Jane Jacobs (1916-2006) was an urbanist and activist whose writings championed a fresh, community-based approach to city building.
She had no formal training as a planner, and yet her 1961 treatise, The Death and Life of Great American Cities, introduced ground-breaking ideas about how cities function, evolve and fail that now seem like common sense to generations of architects, planners, politicians and activists.
Jacobs saw cities as ecosystems that had their own logic and dynamism which would change over time according to how they were used.
With a keen eye for detail, she wrote eloquently about sidewalks, parks, retail design and self-organization.
She promoted higher density in cities, short blocks, local economies and mixed uses.
Jacobs helped derail the car-centred approach to urban planning in both New York and Toronto, invigorating neighbourhood activism by helping stop the expansion of expressways and roads.
She lived in Greenwich Village for decades, then moved to Toronto in 1968 where she continued her work and writing on urbanism, economies and social issues until her death in April 2006.
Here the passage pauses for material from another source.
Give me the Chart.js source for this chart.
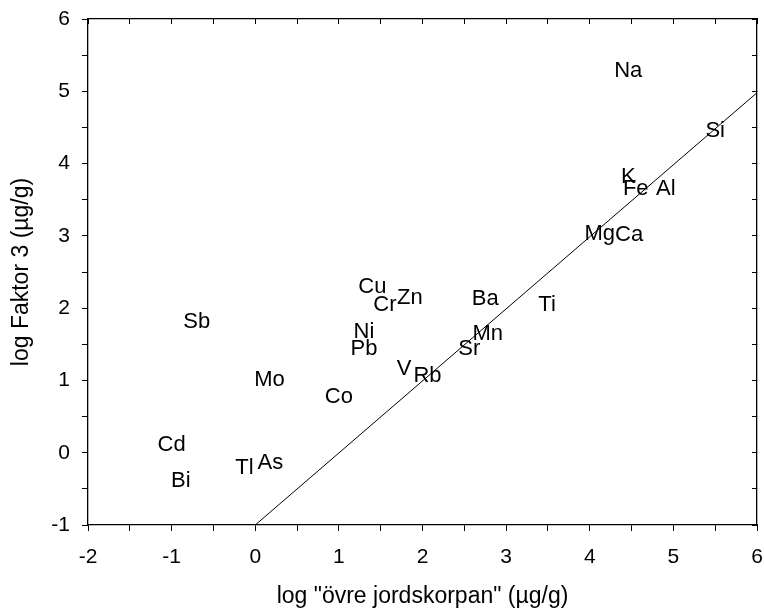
<!DOCTYPE html>
<html>
<head>
<meta charset="utf-8">
<script src="https://cdn.jsdelivr.net/npm/chart.js@4"></script>
<style>
  html, body { margin: 0; padding: 0; background: #fff; }
  #wrap { width: 764px; height: 612px; }
</style>
</head>
<body>
<div id="wrap"><canvas id="c" width="764" height="612"></canvas></div>
<script>
// ---- data ----
const elements = ["Na","Si","K","Fe","Al","Mg","Ca","Zn","Ba","Ti","Mn","Sr","Rb","V","Sb","Mo","Co","Cd","Bi","Tl","As","Cu","Cr","Ni","Pb"];
const crustLog = [4.46, 5.50, 4.46, 4.55, 4.91, 4.12, 4.47, 1.85, 2.75, 3.49, 2.78, 2.56, 2.06, 1.78, -0.70, 0.17, 1.00, -1.00, -0.89, -0.13, 0.18, 1.40, 1.55, 1.30, 1.30];
const factor3Log = [5.31, 4.48, 3.84, 3.68, 3.67, 3.06, 3.04, 2.17, 2.15, 2.07, 1.67, 1.46, 1.09, 1.18, 1.84, 1.03, 0.80, 0.13, -0.37, -0.19, -0.11, 2.32, 2.07, 1.70, 1.46];
const refLineX = [0, 6];
const refLineY = [-1, 4.98];
const xTicksRange = [-2, 6];
const yTicksRange = [-1, 6];

const FONT = "'Liberation Sans', Arial, sans-serif";

const labelPlugin = {
  id: 'elementLabels',
  afterDatasetsDraw(chart) {
    const meta = chart.getDatasetMeta(0);
    const ctx = chart.ctx;
    ctx.save();
    ctx.font = "22px " + FONT;
    ctx.fillStyle = "#000";
    ctx.textAlign = "center";
    ctx.textBaseline = "alphabetic";
    meta.data.forEach((pt, i) => {
      ctx.fillText(elements[i], pt.x, pt.y + 8);
    });
    ctx.restore();
  }
};

const intLabel = v => (Math.abs(v - Math.round(v)) < 1e-6 ? String(Math.round(v)) : '');
const noPad = s => { s.paddingLeft = 0; s.paddingRight = 0; s.paddingTop = 0; s.paddingBottom = 0; };

new Chart(document.getElementById('c'), {
  data: {
    datasets: [
      {
        type: 'scatter',
        data: elements.map((e, i) => ({x: crustLog[i], y: factor3Log[i]})),
        pointRadius: 0,
        pointHoverRadius: 0,
        xAxisID: 'x', yAxisID: 'y'
      },
      {
        type: 'line',
        data: refLineX.map((x, i) => ({x: x, y: refLineY[i]})),
        borderColor: '#000',
        borderWidth: 1,
        pointRadius: 0,
        fill: false,
        xAxisID: 'x', yAxisID: 'y'
      }
    ]
  },
  options: {
    responsive: false,
    animation: false,
    layout: { padding: 0 },
    plugins: { legend: { display: false }, tooltip: { enabled: false } },
    scales: {
      x: {
        type: 'linear', position: 'bottom',
        min: xTicksRange[0], max: xTicksRange[1],
        afterFit: s => { s.height = 87; noPad(s); },
        border: { display: true, color: '#000', width: 1.3 },
        grid: { drawOnChartArea: false, drawTicks: true, tickLength: 6, color: '#000', tickColor: '#000' },
        ticks: { stepSize: 0.5, callback: intLabel, color: '#000', font: { size: 21, family: FONT }, padding: 14, maxRotation: 0, autoSkip: false },
        title: { display: true, text: 'log "övre jordskorpan" (µg/g)', color: '#000', font: { size: 23, family: FONT }, padding: { bottom: 2, top: 0 } }
      },
      y: {
        type: 'linear', position: 'left',
        min: yTicksRange[0], max: yTicksRange[1],
        afterFit: s => { s.width = 88; noPad(s); },
        border: { display: true, color: '#000', width: 1.3 },
        grid: { drawOnChartArea: false, drawTicks: true, tickLength: 6, color: '#000', tickColor: '#000' },
        ticks: { stepSize: 0.5, callback: intLabel, color: '#000', font: { size: 21, family: FONT }, padding: 12, autoSkip: false },
        title: { display: true, text: 'log Faktor 3 (µg/g)', color: '#000', font: { size: 23, family: FONT }, padding: { top: 8, bottom: 0 } }
      },
      x2: {
        type: 'linear', position: 'top',
        min: xTicksRange[0], max: xTicksRange[1],
        afterFit: s => { s.height = 19; noPad(s); },
        border: { display: true, color: '#000', width: 1.3 },
        grid: { drawOnChartArea: false, drawTicks: true, tickLength: -5, color: '#000', tickColor: '#000' },
        ticks: { stepSize: 0.5, display: false, autoSkip: false }
      },
      y2: {
        type: 'linear', position: 'right',
        min: yTicksRange[0], max: yTicksRange[1],
        afterFit: s => { s.width = 7; noPad(s); },
        border: { display: true, color: '#000', width: 1.3 },
        grid: { drawOnChartArea: false, drawTicks: true, tickLength: -5, color: '#000', tickColor: '#000' },
        ticks: { stepSize: 0.5, display: false, autoSkip: false }
      }
    }
  },
  plugins: [labelPlugin]
});
</script>
</body>
</html>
A firm believer in the importance of local residents having input on how their neighbourhoods develop, Jacobs encouraged people to familiarize themselves with the places where they live, work and play with words like these:
“No one can find what will work for our cities by looking at … suburban garden cities, manipulating scale models, or inventing dream cities. You’ve got to get out and walk.”
-Downtown is for People, 1957.
Jacobs’ wrote incisively and beautifully on the importance of dense and vibrant city-scapes, famously uncovering the ‘sidewalk ballet’, that intricate dance between neighbours and passers-by that make a street enjoyable and friendly.